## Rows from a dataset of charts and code
★ ★ ★ ★ ★

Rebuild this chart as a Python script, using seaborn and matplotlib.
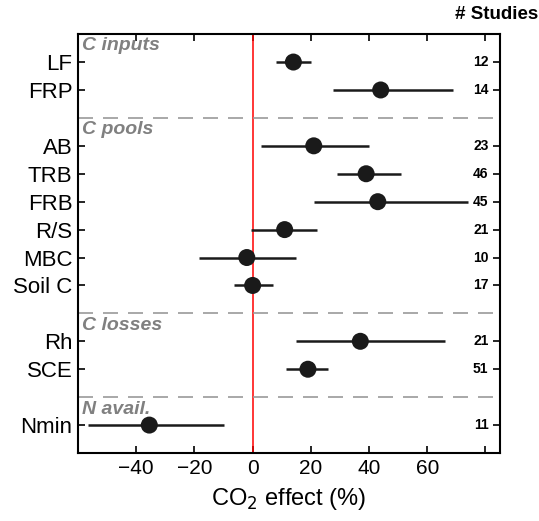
import matplotlib
matplotlib.use("Agg")
import matplotlib.pyplot as plt
import numpy as np
import pandas as pd
import seaborn as sns

# datos
variables = ["LF", "FRP", "AB", "TRB", "FRB", "R/S", "MBC", "Soil C", "Rh", "SCE", "Nmin"]
fila = [1, 2, 4, 5, 6, 7, 8, 9, 11, 12, 14]
efecto = [14, 44, 21, 39, 43, 11, -2, 0, 37, 19, -35.5]
ci_bajo = [8, 27.5, 3, 29, 21, -0.7, -18.5, -6.5, 15, 11.3, -56.5]
ci_alto = [20, 69, 40, 51, 74, 22, 15, 7, 66, 26, -10]
estudios = [12, 14, 23, 46, 45, 21, 10, 17, 21, 51, 11]

grupos = ["C inputs", "C pools", "C losses", "N avail."]
grupo_inicio = [0, 3, 10, 13]
separadores = [3, 10, 13]

df = pd.DataFrame({"var": variables, "fila": fila, "efecto": efecto,
                   "lo": ci_bajo, "hi": ci_alto, "n": estudios})

sns.set_style("ticks")
plt.rcParams['font.family'] = ['Liberation Sans', 'DejaVu Sans']
plt.rcParams['text.color'] = 'black'
plt.rcParams['axes.labelcolor'] = 'black'
plt.rcParams['xtick.color'] = 'black'
plt.rcParams['ytick.color'] = 'black'

fig = plt.figure(figsize=(5.39, 5.21), dpi=100)
ax = fig.add_axes([0.1447, 0.1305, 0.783, 0.804])

ax.axvline(0, color="#ff0000", lw=1.1, zorder=1)
for s in separadores:
    ax.axhline(s, color="#999999", lw=1.2, dashes=(9, 6), zorder=1)

ax.hlines(df["fila"], df["lo"], df["hi"], color="#1a1a1a", lw=1.8, zorder=2)
sns.scatterplot(data=df, x="efecto", y="fila", ax=ax, color="#1a1a1a",
                s=150, edgecolor="none", zorder=3, legend=False)

for g, y0 in zip(grupos, grupo_inicio):
    ax.text(-58.5, y0 + 0.12, g, color="#808080", fontsize=14, fontweight="bold",
            fontstyle="italic", va="top", ha="left")

for y, n in zip(df["fila"], df["n"]):
    ax.text(81, y, str(n), fontsize=10, fontweight="bold", ha="right", va="center")

fig.text(0.998, 0.973, "# Studies", fontsize=13.5, fontweight="bold",
         ha="right", va="center")

ax.set_xlim(-60, 85)
ax.set_ylim(15, 0)
ax.set_yticks(fila)
ax.set_yticklabels(variables, fontsize=16)
ax.set_xticks([-40, -20, 0, 20, 40, 60, 80])
ax.set_xticklabels(["\u221240", "\u221220", "0", "20", "40", "60", ""], fontsize=15)
ax.tick_params(direction="in", top=True, right=True, length=5, width=1.2, pad=4)
ax.set_xlabel("CO$_2$ effect (%)", fontsize=17, labelpad=6)
ax.set_ylabel("")
for sp in ax.spines.values():
    sp.set_linewidth(1.5)
    sp.set_color("black")

fig.savefig("out.png", dpi=100)
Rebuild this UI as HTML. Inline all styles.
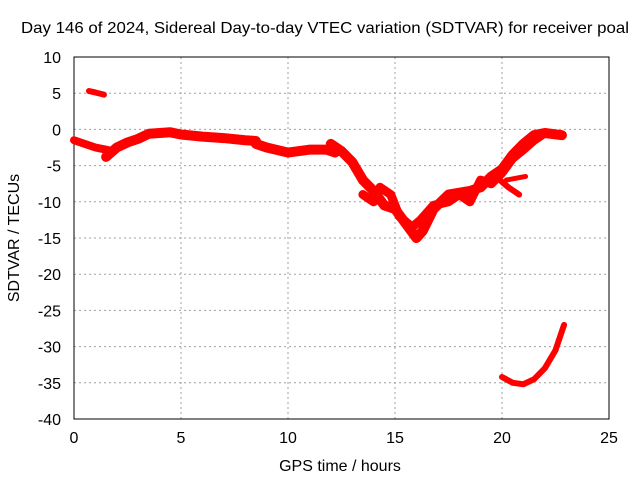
<!DOCTYPE html>
<html><head><meta charset="utf-8"><style>
body{margin:0;background:#fff}
svg text{font-family:"Liberation Sans",sans-serif;font-size:16px;fill:#000}
</style></head><body>
<svg id="c" width="640" height="480">
<rect x="0" y="0" width="640" height="480" fill="#fff"/>
<g id="grid"></g><g id="axes"></g><g id="data"></g>
<text x="325" y="33" text-anchor="middle" textLength="608" lengthAdjust="spacingAndGlyphs">Day 146 of 2024, Sidereal Day-to-day VTEC variation (SDTVAR) for receiver poal</text>
<text x="340" y="471" text-anchor="middle">GPS time / hours</text>
<text transform="translate(19,238) rotate(-90)" text-anchor="middle">SDTVAR / TECUs</text>
</svg>
<script>
const xTicks=[0,5,10,15,20,25];
const yTicks=[10,5,0,-5,-10,-15,-20,-25,-30,-35,-40];
const s1=[[0,-1.5],[0.5,-2],[1,-2.5],[1.5,-2.8],[1.8,-3]];
const s2=[[0.7,5.3],[1,5.1],[1.4,4.8]];
const s3=[[1.5,-3.8],[2,-2.5],[2.5,-1.8],[3,-1.3],[3.5,-0.6],[4,-0.5],[4.5,-0.4],[5,-0.7],[6,-1],[7,-1.2],[8,-1.5],[8.5,-1.6]];
const s4=[[8.5,-2],[9,-2.5],[10,-3.2],[11,-2.8],[11.8,-2.8],[12.2,-3.2]];
const s5=[[12,-2],[12.5,-3],[13,-4.5],[13.5,-7],[14,-8.5],[14.5,-10.5],[15,-11],[15.5,-13],[16,-15],[16.3,-14],[16.8,-11],[17.5,-9],[18.5,-8.5],[19,-8],[19.5,-6.5],[20,-5.5],[20.5,-3.5],[21,-2],[21.5,-0.8],[22,-0.5],[22.8,-0.8]];
const s6=[[13.5,-9],[14,-10],[14.3,-8],[14.8,-9],[15.2,-12],[15.8,-13.5],[16.2,-12.5],[16.8,-10.5],[17.5,-10],[18,-9],[18.5,-10],[19,-7],[19.5,-7.5],[20,-6],[20.5,-4],[21,-2.8],[21.5,-1.5],[22,-0.5],[22.8,-0.8]];
const s7=[[19.7,-6.5],[20.3,-8],[20.8,-9]];
const s8=[[20.2,-7],[21.1,-6.5]];
const s9=[[20,-34.2],[20.5,-35],[21,-35.2],[21.5,-34.5],[22,-33],[22.5,-30.5],[22.9,-27]];
const X=t=>74+t*(535/25), Y=v=>57+(10-v)*(362/50);
const NS='http://www.w3.org/2000/svg';
function mk(tag,attrs,parent){const e=document.createElementNS(NS,tag);for(const k in attrs)e.setAttribute(k,attrs[k]);document.getElementById(parent).appendChild(e);return e;}
xTicks.forEach(t=>{
 if(t>0&&t<25){const g=mk('line',{x1:X(t),x2:X(t),y1:57,y2:419,stroke:'#a0a0a0','stroke-dasharray':'2,3'},'grid');
 
 }
 const l=mk('text',{x:X(t),y:443,'text-anchor':'middle'},'axes');l.textContent=t;
 
 
});
yTicks.forEach(v=>{
 if(v<10&&v>-40){const g=mk('line',{x1:74,x2:609,y1:Y(v),y2:Y(v),stroke:'#a0a0a0','stroke-dasharray':'2,3'},'grid');
 
 }
 const l=mk('text',{x:61,y:Y(v)+6,'text-anchor':'end'},'axes');l.textContent=v;
 
 
});
const fr=mk('rect',{x:74,y:57,width:535,height:362,fill:'none',stroke:'#000'},'axes');


[[s1,8],[s2,6],[s3,10],[s4,10],[s5,10],[s6,9],[s7,6],[s8,5],[s9,6]].forEach(([s,w])=>{
 const p=mk('polyline',{points:s.map(d=>X(d[0])+','+Y(d[1])).join(' '),fill:'none',stroke:'#f00','stroke-width':w,'stroke-linejoin':'round','stroke-linecap':'round'},'data');
 
 
});
</script>
</body></html>
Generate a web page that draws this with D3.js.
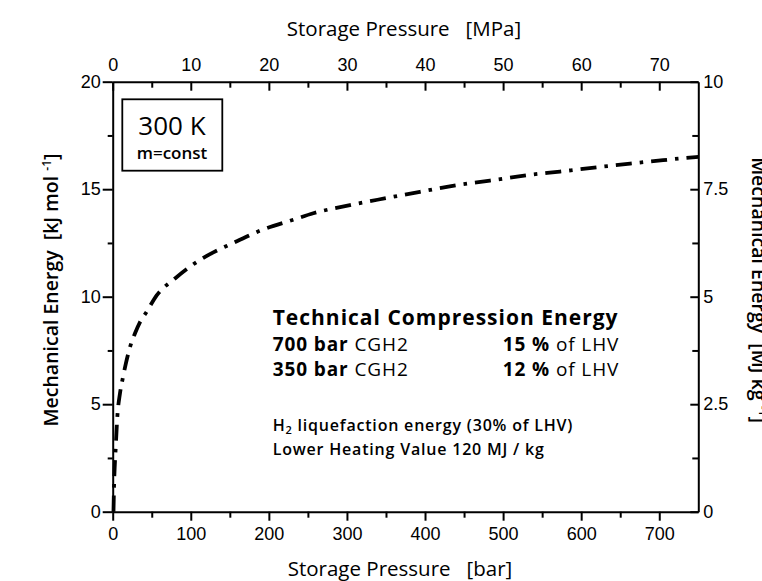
<!DOCTYPE html>
<html><head><meta charset="utf-8">
<script src="https://cdn.jsdelivr.net/npm/d3@7"></script>
<style>
html,body{margin:0;padding:0;background:#fff;}
svg{display:block;}
.tick text{font-family:"Liberation Sans",Arial,sans-serif;font-size:18px;fill:#000;}
.domain{stroke:#000;stroke-width:2;}
.tick line{stroke:#000;stroke-width:2;}
.ann{font-family:"Open Sans",sans-serif;fill:#000;}
</style></head><body>
<svg id="chart" width="762" height="581"></svg>
<script>
// ---- data ----
const pressureBar = [1, 1.7, 3.8, 5.9, 9.3, 12.3, 16.6, 22.2, 28.6, 35, 43.5, 56.3, 79.8, 99, 124.6, 154.4, 188.6, 231.3, 256.9, 303.9, 350.9, 393.5, 440.5, 483.2, 530.2, 572.8, 619.8, 662.7, 705, 732.9, 750];
const energyKJmol = [0, 1.16, 2.95, 4.4, 5.5, 6.1, 6.85, 7.66, 8.3, 8.82, 9.3, 10.06, 10.85, 11.4, 11.98, 12.5, 13.07, 13.58, 13.88, 14.26, 14.59, 14.88, 15.19, 15.4, 15.65, 15.82, 16.02, 16.19, 16.35, 16.45, 16.5];

const barTicks = [0, 100, 200, 300, 400, 500, 600, 700];
const barMinorTicks = [50, 150, 250, 350, 450, 550, 650];
const mpaTicks = [0, 10, 20, 30, 40, 50, 60, 70];
const mpaMinorTicks = [5, 15, 25, 35, 45, 55, 65];
const kjTicks = [0, 5, 10, 15, 20];
const kjMinorTicks = [2.5, 7.5, 12.5, 17.5];
const mjTicks = [0, 2.5, 5, 7.5, 10];
const mjTickLabels = ["0", "2.5", "5", "7.5", "10"];
const mjMinorTicks = [1.25, 3.75, 6.25, 8.75];

const svg = d3.select("#chart");
const L = 112.7, R = 698.3, T = 81.7, B = 511.7;

const x = d3.scaleLinear().domain([0, 750]).range([L, R]);
const xTop = d3.scaleLinear().domain([0, 75]).range([L, R]);
const y = d3.scaleLinear().domain([0, 20]).range([B, T]);
const yR = d3.scaleLinear().domain([0, 10]).range([B, T]);

function noDomain(g){ g.select(".domain").remove(); }

// bottom axis
svg.append("g").attr("transform", `translate(0,${B})`)
  .call(d3.axisBottom(x).tickValues(barTicks).tickSizeInner(9).tickSizeOuter(0).tickPadding(7));
svg.append("g").attr("transform", `translate(0,${B})`)
  .call(d3.axisBottom(x).tickValues(barMinorTicks).tickSize(6).tickFormat("")).call(noDomain);

// top axis (ticks inside)
svg.append("g").attr("transform", `translate(0,${T})`)
  .call(d3.axisTop(xTop).tickValues(mpaTicks).tickSizeInner(-9).tickSizeOuter(0).tickPadding(11));
svg.append("g").attr("transform", `translate(0,${T})`)
  .call(d3.axisTop(xTop).tickValues(mpaMinorTicks).tickSizeInner(-6).tickSizeOuter(0).tickFormat("")).call(noDomain);

// left axis
svg.append("g").attr("transform", `translate(${L},0)`)
  .call(d3.axisLeft(y).tickValues(kjTicks).tickSizeInner(10).tickSizeOuter(0).tickPadding(2));
svg.append("g").attr("transform", `translate(${L},0)`)
  .call(d3.axisLeft(y).tickValues(kjMinorTicks).tickSize(5).tickFormat("")).call(noDomain);

// right axis (ticks inside)
svg.append("g").attr("transform", `translate(${R},0)`)
  .call(d3.axisRight(yR).tickValues(mjTicks).tickSizeInner(-8).tickSizeOuter(0).tickPadding(5)
    .tickFormat((d, i) => mjTickLabels[i]));
svg.append("g").attr("transform", `translate(${R},0)`)
  .call(d3.axisRight(yR).tickValues(mjMinorTicks).tickSizeInner(-6).tickSizeOuter(0).tickFormat("")).call(noDomain);

// curve
const pts = pressureBar.map((p, i) => ({p, e: energyKJmol[i]}));
svg.append("path").datum(pts)
  .attr("d", d3.line().x(d => x(d.p)).y(d => y(d.e)).curve(d3.curveMonotoneX))
  .attr("fill", "none").attr("stroke", "#000").attr("stroke-width", 3.8)
  .attr("stroke-dasharray", "16,8,3.5,8");

// axis titles
svg.append("text").attr("class", "ann").attr("x", 404).attr("y", 36)
  .attr("text-anchor", "middle").style("font-size", "20.5px").style("font-weight", 500).style("white-space", "pre")
  .text("Storage Pressure   [MPa]");
svg.append("text").attr("class", "ann").attr("x", 400).attr("y", 576)
  .attr("text-anchor", "middle").style("font-size", "20.5px").style("font-weight", 500).style("white-space", "pre")
  .text("Storage Pressure   [bar]");

const lt = svg.append("text").attr("class", "ann")
  .attr("transform", "translate(58,290) rotate(-90)")
  .attr("text-anchor", "middle").style("font-size", "19.5px").style("font-weight", 600).style("white-space", "pre");
lt.append("tspan").text("Mechanical Energy  [kJ mol ");
lt.append("tspan").attr("dy", -7).style("font-size", "12px").text("-1");
lt.append("tspan").attr("dy", 7).text("]");

const rt = svg.append("text").attr("class", "ann")
  .attr("transform", "translate(752,290) rotate(90)")
  .attr("text-anchor", "middle").style("font-size", "19.5px").style("font-weight", 600).style("white-space", "pre");
rt.append("tspan").text("Mechanical Energy  [MJ kg ");
rt.append("tspan").attr("dy", -7).style("font-size", "12px").text("-1");
rt.append("tspan").attr("dy", 7).text("]");

// box
svg.append("rect").attr("x", 122.3).attr("y", 99.3).attr("width", 100).attr("height", 71.4)
  .attr("fill", "#fff").attr("stroke", "#000").attr("stroke-width", 1.8);
svg.append("text").attr("class", "ann").attr("x", 172).attr("y", 134.5)
  .attr("text-anchor", "middle").style("font-size", "26px").text("300 K");
svg.append("text").attr("class", "ann").attr("x", 172).attr("y", 159)
  .attr("text-anchor", "middle").style("font-size", "17px").style("font-weight", 600).text("m=const");

// annotation block
svg.append("text").attr("class", "ann").attr("x", 272.7).attr("y", 325)
  .style("font-size", "21px").style("font-weight", 700).style("letter-spacing", "1px")
  .text("Technical Compression Energy");

function row(yb, left, right) {
  const a = svg.append("text").attr("class", "ann").attr("x", 272.7).attr("y", yb)
    .style("font-size", "19px").style("letter-spacing", "0.9px").style("white-space", "pre");
  a.append("tspan").style("font-weight", 700).text(left[0]);
  a.append("tspan").text(left[1]);
  const b = svg.append("text").attr("class", "ann").attr("x", 619.3).attr("y", yb)
    .attr("text-anchor", "end")
    .style("font-size", "19px").style("letter-spacing", "0.9px").style("white-space", "pre");
  b.append("tspan").style("font-weight", 700).text(right[0]);
  b.append("tspan").text(right[1]);
}
row(351, ["700 bar", " CGH2"], ["15 %", " of LHV"]);
row(375.7, ["350 bar", " CGH2"], ["12 %", " of LHV"]);

const h2 = svg.append("text").attr("class", "ann").attr("x", 272.7).attr("y", 431)
  .style("font-size", "16px").style("font-weight", 600).style("letter-spacing", "0.8px");
h2.append("tspan").text("H");
h2.append("tspan").attr("dy", 3).style("font-size", "11px").text("2");
h2.append("tspan").attr("dy", -3).text(" liquefaction energy (30% of LHV)");
svg.append("text").attr("class", "ann").attr("x", 272.7).attr("y", 455)
  .style("font-size", "16px").style("font-weight", 600).style("letter-spacing", "0.8px")
  .text("Lower Heating Value 120 MJ / kg");
</script>
</body></html>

★ ★ ★ ★ ★

## Short exercise
Reproduce the records above from their first line to the line bearing "import seaborn as sns", both ends included, leaving every picture out.

## Correct response
Rebuild this chart as a Python script, using seaborn and matplotlib.
import matplotlib
matplotlib.use("Agg")
import matplotlib.pyplot as plt
import numpy as np
import pandas as pd
import seaborn as sns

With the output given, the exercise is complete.